General Fire Precautions
Smoke alarms. Every homeowner should have at least one smoke alarm—more if the home is large or has multiple stories. There should be at least one smoke alarm on every level of a home, including the basement, and they should be placed near any bedrooms. Test your smoke alarms once a month, change the batteries each year, and replace alarms every ten years. Fires can spread extremely quickly, so it is of utmost importance that your smoke alarms are functioning properly and can give you as much warning of a fire as possible.
Fire extinguishers. Fire extinguishers are separated into different classes, each of which relates to a certain type of fire. Many home fire extinguishers are combination A:B:C, which means they can be used on ordinary combustibles, flammable liquids, and electrical equipment. Make sure to know which class your extinguisher is, so you know what kinds of fires it can be used on safely.
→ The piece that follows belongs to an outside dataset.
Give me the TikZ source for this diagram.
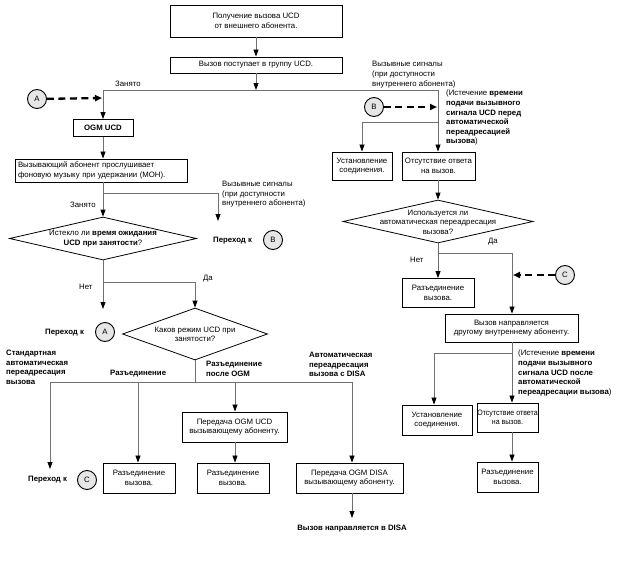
\documentclass[tikz,border=0pt]{standalone}
\usepackage{fontspec}
\setmainfont{Liberation Sans}
\newfontfamily\condfont{Liberation Sans}[FakeStretch=0.9]
\usetikzlibrary{shapes.geometric,arrows.meta}
\definecolor{lnc}{HTML}{707070}
\definecolor{circfill}{HTML}{E6E6E6}
\newcommand{\dtext}[2][-5.5pt]{\raisebox{#1}{\smash{\makebox[0pt]{\begin{tabular}{@{}c@{}}#2\end{tabular}}}}}
\tikzset{
  txt/.style={font=\fontsize{7.8}{9.6}\selectfont},
  box/.style={txt, draw=black, line width=0.9pt, align=center, inner sep=1pt, minimum width=#1},
  box/.default=60pt,
  dia/.style={txt, shape=diamond, draw=black, line width=0.8pt, inner sep=0pt},
  circ/.style={txt, shape=circle, draw=black, fill=circfill, line width=0.9pt, minimum size=19pt, inner sep=0pt},
  lbl/.style={txt, align=left, inner sep=0pt},
  blbl/.style={txt, font=\fontsize{7.8}{9.6}\selectfont\bfseries, align=left, inner sep=0pt},
  conn/.style={draw=lnc, line width=0.8pt},
  arr/.style={conn, -{Triangle[length=7pt,width=5pt,fill=black,color=black]}},
  dasharr/.style={draw=black, line width=2.3pt, dash pattern=on 7pt off 4.5pt, -{Triangle[length=7pt,width=6pt]}},
}
\begin{document}
\begin{tikzpicture}[x=1pt,y=-1pt]
\useasboundingbox (0,0) rectangle (625,568);

% ---- top
\node[box=172pt, minimum height=32pt] (b1) at (256,21) {Получение вызова UCD\\от внешнего абонента.};
\node[box=172pt, minimum height=16pt] (b2) at (256,65) {Вызов поступает в группу UCD.};
\coordinate (j1) at (256,90);
\coordinate (jL) at (103,90);
\coordinate (jR) at (438,90);
\draw[arr] (b1.south) -- (b2.north);
\draw[arr] (b2.south) -- (j1);
\draw[conn] (jL) -- (jR);
\node[lbl, anchor=west] (busy1) at (115,84) {Занято};
\node[lbl, anchor=south west] (ring1) at (372,88) {Вызывные сигналы\\(при доступности\\внутреннего абонента)};

% ---- left column
\node[box=60pt, minimum height=17pt, font=\fontsize{7.8}{9.6}\selectfont\bfseries] (ogm) at (103,128) {OGM UCD};
\node[circ] (cA1) at (37,99) {A};
\coordinate (dA1) at (102,98);
\draw[dasharr] (cA1) -- (dA1);
\draw[arr] (jL) -- (ogm.north);
\node[box=172pt, minimum height=23pt, align=left, text width=166pt] (moh) at (101,170.5) {Вызывающий абонент прослушивает\\фоновую музыку при удержании (MOH).};
\draw[arr] (ogm.south) -- (moh.north -| ogm.south);
\node[dia, minimum width=187pt, minimum height=43pt] (d1) at (103,238.5) {\dtext[-4.2pt]{Истекло ли \textbf{время ожидания}\\\textbf{UCD при занятости}?}};
\coordinate (j2) at (103,193);
\coordinate (j2r) at (218,193);
\coordinate (endB) at (218,221);
\draw[arr] (moh.south -| d1.north) -- (d1.north);
\draw[conn] (j2) -- (j2r);
\draw[arr] (j2r) -- (endB);
\node[lbl, anchor=west] (busy2) at (70,205) {Занято};
\node[lbl, anchor=north west] (ring2) at (222,181) {Вызывные сигналы\\(при доступности\\внутреннего абонента)};
\node[blbl, anchor=west] (goB) at (213,241) {Переход к};
\node[circ] (cB1) at (273,240) {B};

\node[dia, minimum width=145pt, minimum height=52pt] (d2) at (195,334) {\dtext[-6pt]{Каков режим UCD при\\занятости?}};
\coordinate (j3) at (103,282);
\coordinate (j3r) at (195,282);
\coordinate (endA) at (103,309);
\draw[arr] (d1.south) -- (endA);
\draw[conn] (j3) -- (j3r);
\draw[arr] (j3r) -- (d2.north);
\node[lbl, anchor=west] (no1) at (79,287) {Нет};
\node[lbl, anchor=west] (yes1) at (203,279) {Да};
\node[blbl, anchor=west] (goA) at (45,333) {Переход к};
\node[circ] (cA2) at (105,332) {A};

% ---- bottom branch
\coordinate (j4) at (195,382);
\coordinate (j4a) at (50,382);
\coordinate (j4b) at (138,382);
\coordinate (j4c) at (235,382);
\coordinate (j4d) at (352,382);
\draw[conn] (d2.south) -- (j4);
\draw[conn] (j4a) -- (j4d);
\node[blbl, anchor=north west] (lstd) at (6,350) {Стандартная\\автоматическая\\переадресация\\вызова};
\node[blbl, anchor=west] (ldis) at (110,374) {Разъединение};
\node[blbl, anchor=north west] (logm) at (206,361) {Разъединение\\после OGM};
\node[blbl, anchor=north west] (ldisa) at (309,352) {Автоматическая\\переадресация\\вызова с DISA};

\coordinate (endC) at (50,469);
\draw[arr] (j4a) -- (endC);
\node[blbl, anchor=west] (goC) at (28,480) {Переход к};
\node[circ] (cC1) at (87,480) {C};

\node[box=72pt, minimum height=30pt] (rl1) at (139,478) {Разъединение\\вызова.};
\draw[arr] (j4b) -- (j4b |- rl1.north);
\node[box=105pt, minimum height=30pt] (ogmt) at (234.5,427) {Передача OGM UCD\\вызывающему абоненту.};
\draw[arr] (j4c) -- (j4c |- ogmt.north);
\node[box=72pt, minimum height=30pt] (rl2) at (233,478) {Разъединение\\вызова.};
\draw[arr] (ogmt.south -| j4c) -- (j4c |- rl2.north);
\node[box=107pt, minimum height=30pt] (disa) at (349.5,478) {Передача OGM DISA\\вызывающему абоненту.};
\draw[arr] (j4d) -- (j4d |- disa.north);
\node[blbl, anchor=center] (todisa) at (352,529) {Вызов направляется в DISA};
\coordinate (endD) at (352,518);
\draw[arr] (disa.south -| j4d) -- (endD);

% ---- right column
\node[box=60pt, minimum height=28pt] (est1) at (362,166) {Установление\\соединения.};
\node[box=73pt, minimum height=28pt] (ots1) at (438.5,166) {Отсутствие ответа\\на вызов.};
\coordinate (j5) at (438,122);
\coordinate (j5l) at (362,122);
\draw[arr] (jR) -- (jR |- ots1.north);
\draw[conn] (j5) -- (j5l);
\draw[arr] (j5l) -- (est1.north);
\node[circ] (cB2) at (374,107) {B};
\coordinate (dB2) at (437,107);
\draw[dasharr] (cB2) -- (dB2);
\node[lbl, anchor=north west] (tmo1) at (446,90) {(Истечение \textbf{времени}\\\textbf{подачи вызывного}\\\textbf{сигнала UCD перед}\\\textbf{автоматической}\\\textbf{переадресацией}\\\textbf{вызова})};

\node[dia, minimum width=190pt, minimum height=43pt] (d3) at (438,221.5) {\dtext[-6.5pt]{Используется ли\\автоматическая переадресация\\вызова?}};
\draw[arr] (ots1.south -| jR) -- (d3.north);
\node[box=72pt, minimum height=29pt] (rr1) at (438,293) {Разъединение\\вызова.};
\draw[arr] (d3.south) -- (rr1.north);
\coordinate (j6) at (438,253);
\coordinate (j6r) at (512,253);
\draw[conn] (j6) -- (j6r);
\node[box=133pt, minimum height=28pt] (oth) at (511.5,328) {Вызов направляется\\другому внутреннему абоненту.};
\draw[arr] (j6r) -- (j6r |- oth.north);
\node[lbl, anchor=west] (no2) at (410,260) {Нет};
\node[lbl, anchor=west] (yes2) at (488,242) {Да};
\node[circ] (cC2) at (565,275) {C};
\coordinate (dC2) at (513,275);
\draw[dasharr] (cC2) -- (dC2);

\coordinate (j7) at (512,353);
\coordinate (j7l) at (434,353);
\node[box=70pt, minimum height=30pt] (est2) at (437,420) {Установление\\соединения.};
\node[box=61pt, minimum height=29pt, inner sep=0pt, font=\condfont\fontsize{7.8}{9.6}\selectfont] (ots2) at (507.5,417.5) {Отсутствие ответа\\на вызов.};
\node[box=61pt, minimum height=30pt] (rr2) at (507.5,477) {Разъединение\\вызова.};
\draw[arr] (oth.south -| j7) -- (j7 |- ots2.north);
\draw[conn] (j7) -- (j7l);
\draw[arr] (j7l) -- (j7l |- est2.north);
\draw[arr] (ots2.south -| j7) -- (j7 |- rr2.north);
\node[lbl, anchor=north west] (tmo2) at (518,350) {(Истечение \textbf{времени}\\\textbf{подачи вызывного}\\\textbf{сигнала UCD после}\\\textbf{автоматической}\\\textbf{переадресации вызова})};
\end{tikzpicture}
\end{document}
For more in-depth information on smoke alarms and fire extinguishers, check out our blog on what products to have in case of a home fire.
Evacuation routes. Prepare an evacuation plan that includes two ways to escape from each room. Pick a spot outside the home where all family members can meet after evacuation so that it will be easy to figure out whether or not anyone is still inside. Ensure that every member of your family knows all the details of the plan, and practice it twice a year—once during the day and once at night.
Types of House Fires and How to Prevent Them
Many household items use or generate heat and can put you at risk for a house fire. Chimneys, fireplaces, dryer vents, kitchen appliances, and candles are just a few of the common culprits. While you may use many of these items on a regular basis, you can safeguard against accidents in a variety of ways. Perform regular maintenance and cleanings to prevent buildup of flammable materials such as soot and lint. Never leave anything hot unattended; remain in the room while candles are burning, food is cooking, or fireplaces are being used. Supervise pets and children, and make sure they do not play anywhere near hot items or open flames. Store anything flammable far enough away from heat and flame to keep it from igniting.
What to Do During a House Fire
Evacuate. If your house catches on fire, get out immediately. Fire extinguishers can be used on small, contained fires, but if the threat is any larger than that, evacuation should be your absolute first concern—even before calling the fire department. Fires can spread throughout an entire house in just a few minutes, so you must use every spare second you have to get yourself safely outside. Once you are in a safe space, call for help, and do not reenter the house for any reason.
If you are inside a room when you hear a smoke alarm go off, feel the door before opening it. If the door or its handle is hot, do not open it; go out a window instead. If there are no windows in the room or you cannot safely exit through the window, place a damp cloth or tape along the bottom of the door to prevent smoke from coming in. Then, call the fire department, and wave a bright cloth or flashlight out the window to alert others to where you are.
Avoid injury. “Stop, drop, and roll” isn’t just a saying for kids. If any part of your clothing catches on fire, drop to the floor right away, cover your face with your hands, and roll around to smother the flames. It is also best to crawl low under smoke to keep yourself from breathing in too much of the toxic air. Smoke inhalation can severely damage your respiratory system or knock you unconscious and keep you from getting out of the house safely.
Fire safety must be taken seriously for the sake of your home, yourself, and your family. Fires can easily result in death, serious injury, and destruction, so make sure to educate yourself and take the appropriate actions to avoid devastation.